»»

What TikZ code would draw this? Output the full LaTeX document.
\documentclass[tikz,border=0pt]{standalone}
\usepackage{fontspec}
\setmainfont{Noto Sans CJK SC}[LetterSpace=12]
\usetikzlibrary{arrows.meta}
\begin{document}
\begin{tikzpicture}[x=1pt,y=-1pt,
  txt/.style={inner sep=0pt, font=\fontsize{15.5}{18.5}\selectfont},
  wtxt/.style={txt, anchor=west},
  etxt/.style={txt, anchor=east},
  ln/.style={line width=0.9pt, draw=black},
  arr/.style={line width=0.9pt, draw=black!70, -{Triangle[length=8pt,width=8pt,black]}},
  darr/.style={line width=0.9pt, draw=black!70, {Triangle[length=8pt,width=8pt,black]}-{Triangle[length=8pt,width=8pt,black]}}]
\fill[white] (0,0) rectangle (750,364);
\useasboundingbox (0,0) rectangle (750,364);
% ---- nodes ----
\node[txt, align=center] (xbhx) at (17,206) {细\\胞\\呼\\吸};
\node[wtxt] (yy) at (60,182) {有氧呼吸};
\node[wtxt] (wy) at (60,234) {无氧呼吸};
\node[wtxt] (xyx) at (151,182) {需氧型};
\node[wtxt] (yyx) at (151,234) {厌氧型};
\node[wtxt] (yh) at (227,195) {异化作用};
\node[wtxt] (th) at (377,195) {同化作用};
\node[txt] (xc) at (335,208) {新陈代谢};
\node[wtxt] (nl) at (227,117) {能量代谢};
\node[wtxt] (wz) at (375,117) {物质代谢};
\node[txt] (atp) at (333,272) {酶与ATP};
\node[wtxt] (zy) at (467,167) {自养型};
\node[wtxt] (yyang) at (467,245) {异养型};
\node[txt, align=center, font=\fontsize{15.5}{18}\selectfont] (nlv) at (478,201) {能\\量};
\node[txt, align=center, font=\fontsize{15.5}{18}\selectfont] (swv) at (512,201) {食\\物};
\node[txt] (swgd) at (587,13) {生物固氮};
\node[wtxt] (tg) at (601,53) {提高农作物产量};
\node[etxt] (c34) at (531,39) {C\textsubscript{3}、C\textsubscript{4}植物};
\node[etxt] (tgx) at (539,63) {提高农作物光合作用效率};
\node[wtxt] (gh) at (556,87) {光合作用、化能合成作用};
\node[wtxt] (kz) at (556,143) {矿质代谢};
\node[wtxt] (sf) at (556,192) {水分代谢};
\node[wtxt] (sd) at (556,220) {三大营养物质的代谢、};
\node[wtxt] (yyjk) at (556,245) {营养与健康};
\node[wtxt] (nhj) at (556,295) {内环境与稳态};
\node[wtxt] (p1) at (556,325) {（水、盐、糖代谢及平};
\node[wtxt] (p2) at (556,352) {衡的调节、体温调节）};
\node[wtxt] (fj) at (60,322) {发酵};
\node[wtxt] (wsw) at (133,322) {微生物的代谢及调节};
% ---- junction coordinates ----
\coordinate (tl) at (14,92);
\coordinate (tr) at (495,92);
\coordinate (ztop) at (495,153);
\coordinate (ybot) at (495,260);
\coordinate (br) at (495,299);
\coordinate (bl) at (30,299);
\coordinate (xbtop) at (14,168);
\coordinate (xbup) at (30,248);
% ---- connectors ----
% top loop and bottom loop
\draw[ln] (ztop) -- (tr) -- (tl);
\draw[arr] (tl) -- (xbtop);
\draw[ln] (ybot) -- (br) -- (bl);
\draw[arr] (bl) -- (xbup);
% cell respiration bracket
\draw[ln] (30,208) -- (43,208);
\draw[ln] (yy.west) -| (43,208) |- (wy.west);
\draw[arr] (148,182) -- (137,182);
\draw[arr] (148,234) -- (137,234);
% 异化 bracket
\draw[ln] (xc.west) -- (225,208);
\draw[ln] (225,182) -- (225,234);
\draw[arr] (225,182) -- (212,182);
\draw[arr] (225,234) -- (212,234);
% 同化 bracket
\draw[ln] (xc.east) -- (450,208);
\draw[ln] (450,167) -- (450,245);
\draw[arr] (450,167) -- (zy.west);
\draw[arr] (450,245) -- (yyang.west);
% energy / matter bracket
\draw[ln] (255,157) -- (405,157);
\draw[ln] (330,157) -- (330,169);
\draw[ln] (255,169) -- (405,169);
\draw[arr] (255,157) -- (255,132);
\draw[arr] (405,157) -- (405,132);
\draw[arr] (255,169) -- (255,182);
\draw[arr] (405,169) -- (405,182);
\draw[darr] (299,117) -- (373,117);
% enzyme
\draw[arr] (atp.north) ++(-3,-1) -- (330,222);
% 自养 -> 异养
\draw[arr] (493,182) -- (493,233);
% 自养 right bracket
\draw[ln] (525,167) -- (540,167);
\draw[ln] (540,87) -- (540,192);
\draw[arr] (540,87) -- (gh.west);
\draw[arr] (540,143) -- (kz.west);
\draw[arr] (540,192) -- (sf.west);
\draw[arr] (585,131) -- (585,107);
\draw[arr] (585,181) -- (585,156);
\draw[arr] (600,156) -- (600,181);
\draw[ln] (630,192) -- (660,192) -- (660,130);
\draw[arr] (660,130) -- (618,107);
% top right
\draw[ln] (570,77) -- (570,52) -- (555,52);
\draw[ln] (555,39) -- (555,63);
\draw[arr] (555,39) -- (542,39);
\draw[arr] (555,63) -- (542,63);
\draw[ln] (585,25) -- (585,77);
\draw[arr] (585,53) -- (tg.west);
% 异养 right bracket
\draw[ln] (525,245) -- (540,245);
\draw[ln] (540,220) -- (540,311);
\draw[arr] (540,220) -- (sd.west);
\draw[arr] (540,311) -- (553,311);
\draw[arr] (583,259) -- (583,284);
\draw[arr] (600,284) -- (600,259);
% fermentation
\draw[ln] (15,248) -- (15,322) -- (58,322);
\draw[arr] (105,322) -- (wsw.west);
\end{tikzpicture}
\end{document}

««

All of the lines above need to be given again exactly.

What TikZ code would draw this? Output the full LaTeX document.
\documentclass[tikz,border=0pt]{standalone}
\usepackage{fontspec}
\setmainfont{Noto Sans CJK SC}[LetterSpace=12]
\usetikzlibrary{arrows.meta}
\begin{document}
\begin{tikzpicture}[x=1pt,y=-1pt,
  txt/.style={inner sep=0pt, font=\fontsize{15.5}{18.5}\selectfont},
  wtxt/.style={txt, anchor=west},
  etxt/.style={txt, anchor=east},
  ln/.style={line width=0.9pt, draw=black},
  arr/.style={line width=0.9pt, draw=black!70, -{Triangle[length=8pt,width=8pt,black]}},
  darr/.style={line width=0.9pt, draw=black!70, {Triangle[length=8pt,width=8pt,black]}-{Triangle[length=8pt,width=8pt,black]}}]
\fill[white] (0,0) rectangle (750,364);
\useasboundingbox (0,0) rectangle (750,364);
% ---- nodes ----
\node[txt, align=center] (xbhx) at (17,206) {细\\胞\\呼\\吸};
\node[wtxt] (yy) at (60,182) {有氧呼吸};
\node[wtxt] (wy) at (60,234) {无氧呼吸};
\node[wtxt] (xyx) at (151,182) {需氧型};
\node[wtxt] (yyx) at (151,234) {厌氧型};
\node[wtxt] (yh) at (227,195) {异化作用};
\node[wtxt] (th) at (377,195) {同化作用};
\node[txt] (xc) at (335,208) {新陈代谢};
\node[wtxt] (nl) at (227,117) {能量代谢};
\node[wtxt] (wz) at (375,117) {物质代谢};
\node[txt] (atp) at (333,272) {酶与ATP};
\node[wtxt] (zy) at (467,167) {自养型};
\node[wtxt] (yyang) at (467,245) {异养型};
\node[txt, align=center, font=\fontsize{15.5}{18}\selectfont] (nlv) at (478,201) {能\\量};
\node[txt, align=center, font=\fontsize{15.5}{18}\selectfont] (swv) at (512,201) {食\\物};
\node[txt] (swgd) at (587,13) {生物固氮};
\node[wtxt] (tg) at (601,53) {提高农作物产量};
\node[etxt] (c34) at (531,39) {C\textsubscript{3}、C\textsubscript{4}植物};
\node[etxt] (tgx) at (539,63) {提高农作物光合作用效率};
\node[wtxt] (gh) at (556,87) {光合作用、化能合成作用};
\node[wtxt] (kz) at (556,143) {矿质代谢};
\node[wtxt] (sf) at (556,192) {水分代谢};
\node[wtxt] (sd) at (556,220) {三大营养物质的代谢、};
\node[wtxt] (yyjk) at (556,245) {营养与健康};
\node[wtxt] (nhj) at (556,295) {内环境与稳态};
\node[wtxt] (p1) at (556,325) {（水、盐、糖代谢及平};
\node[wtxt] (p2) at (556,352) {衡的调节、体温调节）};
\node[wtxt] (fj) at (60,322) {发酵};
\node[wtxt] (wsw) at (133,322) {微生物的代谢及调节};
% ---- junction coordinates ----
\coordinate (tl) at (14,92);
\coordinate (tr) at (495,92);
\coordinate (ztop) at (495,153);
\coordinate (ybot) at (495,260);
\coordinate (br) at (495,299);
\coordinate (bl) at (30,299);
\coordinate (xbtop) at (14,168);
\coordinate (xbup) at (30,248);
% ---- connectors ----
% top loop and bottom loop
\draw[ln] (ztop) -- (tr) -- (tl);
\draw[arr] (tl) -- (xbtop);
\draw[ln] (ybot) -- (br) -- (bl);
\draw[arr] (bl) -- (xbup);
% cell respiration bracket
\draw[ln] (30,208) -- (43,208);
\draw[ln] (yy.west) -| (43,208) |- (wy.west);
\draw[arr] (148,182) -- (137,182);
\draw[arr] (148,234) -- (137,234);
% 异化 bracket
\draw[ln] (xc.west) -- (225,208);
\draw[ln] (225,182) -- (225,234);
\draw[arr] (225,182) -- (212,182);
\draw[arr] (225,234) -- (212,234);
% 同化 bracket
\draw[ln] (xc.east) -- (450,208);
\draw[ln] (450,167) -- (450,245);
\draw[arr] (450,167) -- (zy.west);
\draw[arr] (450,245) -- (yyang.west);
% energy / matter bracket
\draw[ln] (255,157) -- (405,157);
\draw[ln] (330,157) -- (330,169);
\draw[ln] (255,169) -- (405,169);
\draw[arr] (255,157) -- (255,132);
\draw[arr] (405,157) -- (405,132);
\draw[arr] (255,169) -- (255,182);
\draw[arr] (405,169) -- (405,182);
\draw[darr] (299,117) -- (373,117);
% enzyme
\draw[arr] (atp.north) ++(-3,-1) -- (330,222);
% 自养 -> 异养
\draw[arr] (493,182) -- (493,233);
% 自养 right bracket
\draw[ln] (525,167) -- (540,167);
\draw[ln] (540,87) -- (540,192);
\draw[arr] (540,87) -- (gh.west);
\draw[arr] (540,143) -- (kz.west);
\draw[arr] (540,192) -- (sf.west);
\draw[arr] (585,131) -- (585,107);
\draw[arr] (585,181) -- (585,156);
\draw[arr] (600,156) -- (600,181);
\draw[ln] (630,192) -- (660,192) -- (660,130);
\draw[arr] (660,130) -- (618,107);
% top right
\draw[ln] (570,77) -- (570,52) -- (555,52);
\draw[ln] (555,39) -- (555,63);
\draw[arr] (555,39) -- (542,39);
\draw[arr] (555,63) -- (542,63);
\draw[ln] (585,25) -- (585,77);
\draw[arr] (585,53) -- (tg.west);
% 异养 right bracket
\draw[ln] (525,245) -- (540,245);
\draw[ln] (540,220) -- (540,311);
\draw[arr] (540,220) -- (sd.west);
\draw[arr] (540,311) -- (553,311);
\draw[arr] (583,259) -- (583,284);
\draw[arr] (600,284) -- (600,259);
% fermentation
\draw[ln] (15,248) -- (15,322) -- (58,322);
\draw[arr] (105,322) -- (wsw.west);
\end{tikzpicture}
\end{document}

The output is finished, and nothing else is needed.